We require sub-second responses to queries. In the ’80s, most database queries could run overnight as batch jobs. That’s no longer acceptable. While some analytic functions can still run as overnight batch jobs, we’ve seen the web evolve from static files to complex database-backed sites, and that requires sub-second response times for most queries.
我们对数据提供速度的要求越来越高,在80年代,可能很多运算都需要跑一整晚。但是这种事情放在现在就变得不可接受了。对于复杂的统计分析我们可以忍受,但是对于网站应用来说,快速响应是必须的。
We want applications to be up 24/7. Setting up redundant servers for static HTML files is easy, but a database replication in a complex database-backed application is another.
我们需要提供7×24的服务。如果你的网站只有一个静态页,那估计问题不大,只需要做好WebServer的容错性就行了。而如果你是一个背后有数据库,有缓存的动态网站,那你就必须做好数据层的容错及自动故障迁移。
We’re seeing many applications in which the database has to soak up data as fast (or even much faster) than it processes queries: in a logging application, or a distributed sensor application, writes can be much more frequent than reads. Batch-oriented ETL (extract, transform, and load) hasn’t disappeared, and won’t, but capturing high-speed data flows is increasingly important.
很多应用场景需要数据层提供更高的写性能和数据吞吐。比如日志型应用,对写性能的要求可能非常高,当写性能成为瓶颈时,通常我们很难难过升级单机配置来解决。

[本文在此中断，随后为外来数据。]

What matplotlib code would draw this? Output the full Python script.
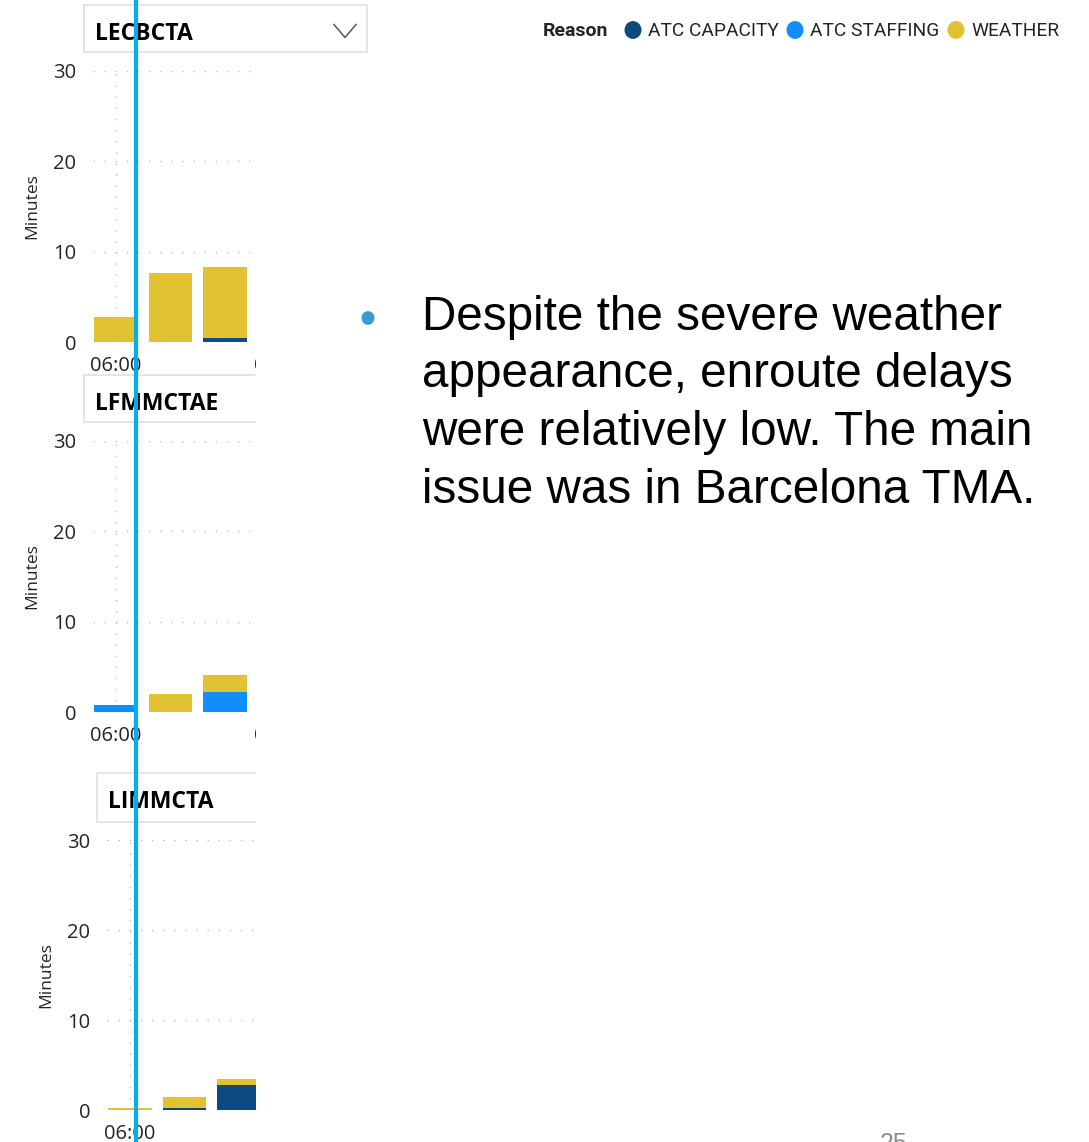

所以分布式的需求在这里变得也很重要。
We’re frequently dealing with changing data or with unstructured data. The data we collect, and how we use it, grows over time in unpredictable ways. Unstructured data isn’t a particularly new feature of the data landscape, since unstructured data has always existed, but we’re increasingly unwilling to force a structure on data a priority.
我们对非结构化数据的存储和处理需求日增,在这个变化的世界,互联网领域的应用可能越来越难像软件开发一样,去预先写义各种数据结构。
We’re willing to sacrifice our sacred cows. We know that consistency and isolation and other properties are very valuable, of course. But so are some other things, like latency and availability and not losing data even if our primary server goes down. The challenges of modern applications make us realize that sometimes we might need to weaken one of these constraints in order to achieve another.
我们的应用场景对一致性,隔离性以及其它一些事务特性的需求可能越来越低,相反的,我们对性能,对扩展性的需求可能越来越高。于是在新的需求下,我们必须做出抉择,放弃一些我们习惯了的优秀功能,去获取一些我们需要的新的特性。